If a grantee could keep only one habit, I would tell them to track their burn rate every week. Not monthly. Not quarterly when the report is due. Weekly, the way you would watch a fuel gauge on a long drive through empty country.
Burn rate is just how fast you are spending against your plan. It sounds elementary, and it is, which is exactly why it gets neglected. People assume they have a feel for it. They almost never do, because spending is lumpy and the plan was made months ago under different assumptions.
Both directions hurt. Spend too slowly and you risk leaving money unspent at closeout and unrenewed for next cycle, which reads to a funder like you could not execute. Spend too fast and you run dry before the work is done, which is worse. The healthy zone is narrower than it looks.

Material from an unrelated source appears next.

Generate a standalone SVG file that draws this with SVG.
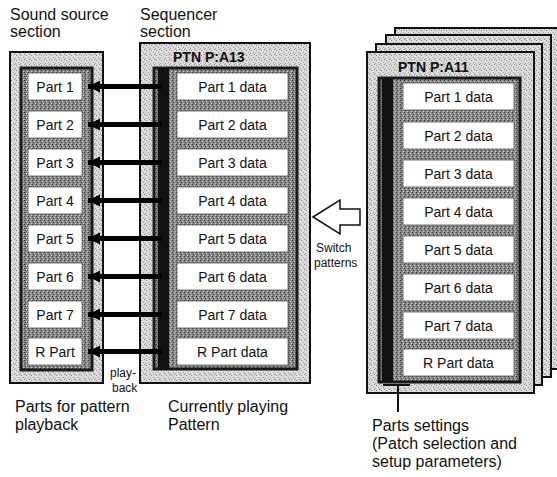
<svg xmlns="http://www.w3.org/2000/svg" width="557" height="477" viewBox="0 0 557 477">
<defs>
<pattern id="lt" width="5" height="5" patternUnits="userSpaceOnUse">
<rect width="5" height="5" fill="#dcdcdc"/>
<rect x="1" y="0" width="1" height="1" fill="#8a8a8a"/>
<rect x="3" y="2" width="1" height="1" fill="#9a9a9a"/>
<rect x="0" y="3" width="1" height="1" fill="#a5a5a5"/>
<rect x="4" y="4" width="1" height="1" fill="#8a8a8a"/>
</pattern>
<pattern id="dk" width="4" height="4" patternUnits="userSpaceOnUse">
<rect width="4" height="4" fill="#888"/>
<rect x="0" y="0" width="1" height="1" fill="#333"/>
<rect x="2" y="1" width="1" height="1" fill="#d0d0d0"/>
<rect x="1" y="2" width="1" height="1" fill="#3a3a3a"/>
<rect x="3" y="3" width="1" height="1" fill="#c8c8c8"/>
</pattern>
<marker id="ah" markerUnits="userSpaceOnUse" markerWidth="14" markerHeight="14" refX="12" refY="7" orient="auto">
<path d="M0,1 L12,7 L0,13 Z" fill="#000"/>
</marker>
</defs>
<style>
.outer{fill:url(#lt);stroke:#111;stroke-width:2}
.inner{fill:url(#dk);stroke:#1a1a1a;stroke-width:3}
.box{fill:#fff;stroke:#555;stroke-width:0.8}
.bar{fill:#111}
.t{font-family:"Liberation Sans",Arial,sans-serif;fill:#111}
.lbl{font-size:16px}
.bx{font-size:14px;text-anchor:middle}
.ptn{font-size:14px;font-weight:bold}
.sm{font-size:12px}
.conn{stroke:#000;stroke-width:5;fill:none}
</style>

<!-- headings -->
<text class="t lbl" x="10" y="20">Sound source</text>
<text class="t lbl" x="10" y="37">section</text>
<text class="t lbl" x="140" y="20">Sequencer</text>
<text class="t lbl" x="140" y="37">section</text>

<!-- Sound source section -->
<g id="sound-source">
<rect class="outer" x="10" y="52" width="93" height="331"/>
<rect class="inner" x="21" y="68" width="71" height="302"/>
<g id="part1"><rect class="box" x="28" y="73" width="54" height="27"/><text class="t bx" x="55" y="91.5">Part 1</text></g>
<g id="part2"><rect class="box" x="28" y="111" width="54" height="27"/><text class="t bx" x="55" y="129.5">Part 2</text></g>
<g id="part3"><rect class="box" x="28" y="149" width="54" height="27"/><text class="t bx" x="55" y="167.5">Part 3</text></g>
<g id="part4"><rect class="box" x="28" y="187" width="54" height="27"/><text class="t bx" x="55" y="205.5">Part 4</text></g>
<g id="part5"><rect class="box" x="28" y="225" width="54" height="27"/><text class="t bx" x="55" y="243.5">Part 5</text></g>
<g id="part6"><rect class="box" x="28" y="263" width="54" height="27"/><text class="t bx" x="55" y="281.5">Part 6</text></g>
<g id="part7"><rect class="box" x="28" y="301" width="54" height="27"/><text class="t bx" x="55" y="319.5">Part 7</text></g>
<g id="rpart"><rect class="box" x="28" y="338" width="54" height="27"/><text class="t bx" x="55" y="356.5">R Part</text></g>
</g>

<!-- Sequencer section -->
<g id="sequencer">
<rect class="outer" x="140" y="43" width="170" height="340"/>
<text class="t ptn" x="173" y="62">PTN P:A13</text>
<rect class="inner" x="154" y="68" width="143" height="301"/>
<rect class="bar" x="158" y="68" width="11" height="301"/>
<g id="d1"><rect class="box" x="177" y="73" width="111" height="27"/><text class="t bx" x="232.5" y="91.5">Part 1 data</text></g>
<g id="d2"><rect class="box" x="177" y="111" width="111" height="27"/><text class="t bx" x="232.5" y="129.5">Part 2 data</text></g>
<g id="d3"><rect class="box" x="177" y="149" width="111" height="27"/><text class="t bx" x="232.5" y="167.5">Part 3 data</text></g>
<g id="d4"><rect class="box" x="177" y="187" width="111" height="27"/><text class="t bx" x="232.5" y="205.5">Part 4 data</text></g>
<g id="d5"><rect class="box" x="177" y="225" width="111" height="27"/><text class="t bx" x="232.5" y="243.5">Part 5 data</text></g>
<g id="d6"><rect class="box" x="177" y="263" width="111" height="27"/><text class="t bx" x="232.5" y="281.5">Part 6 data</text></g>
<g id="d7"><rect class="box" x="177" y="301" width="111" height="27"/><text class="t bx" x="232.5" y="319.5">Part 7 data</text></g>
<g id="dr"><rect class="box" x="177" y="338" width="111" height="27"/><text class="t bx" x="232.5" y="356.5">R Part data</text></g>
</g>

<!-- stacked patterns -->
<g id="pattern-stack">
<rect class="outer" x="395" y="28" width="168" height="341"/>
<rect class="outer" x="386" y="35" width="165" height="342"/>
<rect class="outer" x="376" y="44" width="166" height="341"/>
</g>
<g id="pattern-a11">
<rect class="outer" x="367" y="52" width="167" height="341"/>
<text class="t ptn" x="398" y="72">PTN P:A11</text>
<rect class="inner" x="379" y="78" width="141" height="304"/>
<rect class="bar" x="382" y="78" width="11" height="304"/>
<g id="e1"><rect class="box" x="403" y="83" width="111" height="27"/><text class="t bx" x="458.5" y="101.5">Part 1 data</text></g>
<g id="e2"><rect class="box" x="403" y="122" width="111" height="27"/><text class="t bx" x="458.5" y="140.5">Part 2 data</text></g>
<g id="e3"><rect class="box" x="403" y="160" width="111" height="27"/><text class="t bx" x="458.5" y="178.5">Part 3 data</text></g>
<g id="e4"><rect class="box" x="403" y="198" width="111" height="27"/><text class="t bx" x="458.5" y="216.5">Part 4 data</text></g>
<g id="e5"><rect class="box" x="403" y="236" width="111" height="27"/><text class="t bx" x="458.5" y="254.5">Part 5 data</text></g>
<g id="e6"><rect class="box" x="403" y="274" width="111" height="27"/><text class="t bx" x="458.5" y="292.5">Part 6 data</text></g>
<g id="e7"><rect class="box" x="403" y="312" width="111" height="27"/><text class="t bx" x="458.5" y="330.5">Part 7 data</text></g>
<g id="er"><rect class="box" x="403" y="349" width="111" height="27"/><text class="t bx" x="458.5" y="367.5">R Part data</text></g>
</g>

<!-- connectors -->
<g id="connectors">
<line class="conn" x1="162" y1="86.5" x2="88" y2="86.5" marker-end="url(#ah)"/>
<line class="conn" x1="162" y1="124.5" x2="88" y2="124.5" marker-end="url(#ah)"/>
<line class="conn" x1="162" y1="162.5" x2="88" y2="162.5" marker-end="url(#ah)"/>
<line class="conn" x1="162" y1="200.5" x2="88" y2="200.5" marker-end="url(#ah)"/>
<line class="conn" x1="162" y1="238.5" x2="88" y2="238.5" marker-end="url(#ah)"/>
<line class="conn" x1="162" y1="276.5" x2="88" y2="276.5" marker-end="url(#ah)"/>
<line class="conn" x1="162" y1="314.5" x2="88" y2="314.5" marker-end="url(#ah)"/>
<line class="conn" x1="162" y1="351.5" x2="88" y2="351.5" marker-end="url(#ah)"/>
<path d="M313,217 L340,200 L340,209 L360,209 L360,225 L340,225 L340,234 Z" fill="#fff" stroke="#111" stroke-width="1.5"/>
<path d="M383,385 L410,385 M398,385 L398,412" stroke="#111" stroke-width="2" fill="none"/>
</g>

<!-- labels -->
<text class="t sm" x="110" y="377">play-</text>
<text class="t sm" x="112" y="392">back</text>
<text class="t sm" x="316" y="252">Switch</text>
<text class="t sm" x="314" y="267">patterns</text>
<text class="t lbl" x="15" y="412">Parts for pattern</text>
<text class="t lbl" x="15" y="430">playback</text>
<text class="t lbl" x="168" y="412">Currently playing</text>
<text class="t lbl" x="168" y="430">Pattern</text>
<text class="t lbl" x="372" y="431">Parts settings</text>
<text class="t lbl" x="372" y="449">(Patch selection and</text>
<text class="t lbl" x="372" y="467">setup parameters)</text>
</svg>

At the SBA I built a burn-rate monitor across the grantee portfolio for one reason: I wanted budget and schedule risk to show up as an early, boring signal rather than a late, loud surprise. A light that turns yellow months out is worth more than a perfect report after the money is gone.
It is not glamorous work. Nobody puts ‘maintained a spending tracker’ on a highlight reel. But it is the early-warning system that keeps a well-intentioned program out of the ditch, and I have never regretted the half hour a week it cost.